A question about cardinal numbers in ZF set theory.

Question

It is well known that cardinal numbers and the relations between them can be defined in ZF set theory (using the notion of "rank"), without the need of additional axioms. Can the following statement be proved from just the axioms of $\sf ZF$? " Let $k,\ell$ be cardinal numbers and let $k<\ell$. If $A$ is any set whose cardinal number is $k$, then there always exists a set $B$ whose cardinal number is $\ell$ and which contains $A$ as a subset".

Answer 1

Yes.

By the assumption that $k<\ell$ we essentially say that if $A$ is such that $|A|=k$ and $B'$ such that $|B'|=\ell$, then there is an injective function from $A$ into $B'$ (and there is no bijection between them, in this case).
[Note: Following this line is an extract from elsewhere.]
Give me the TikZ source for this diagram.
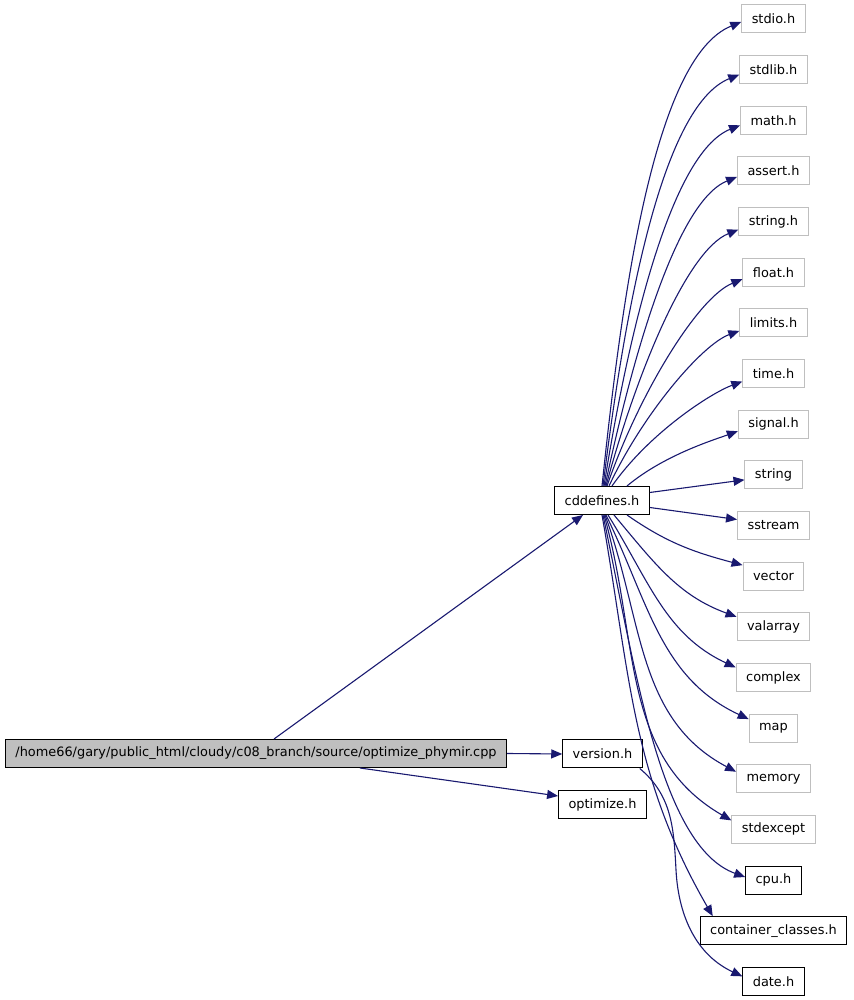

We can also assume that $A$ and $B'$ are disjoint, otherwise we replace $B'$ by $B'\times\{A\}$.

Fix any $f\colon A\to B'$ such injection, then the range of $f$, $A'=\{f(a)\mid a\in A\}$ is a subset of $B'$ and $f\colon A\to A'$ is a bijection. Define now $B=(B'\setminus A')\cup A$. It is easy to see why $|B|=\ell$ as well, and of course $A\subseteq B$.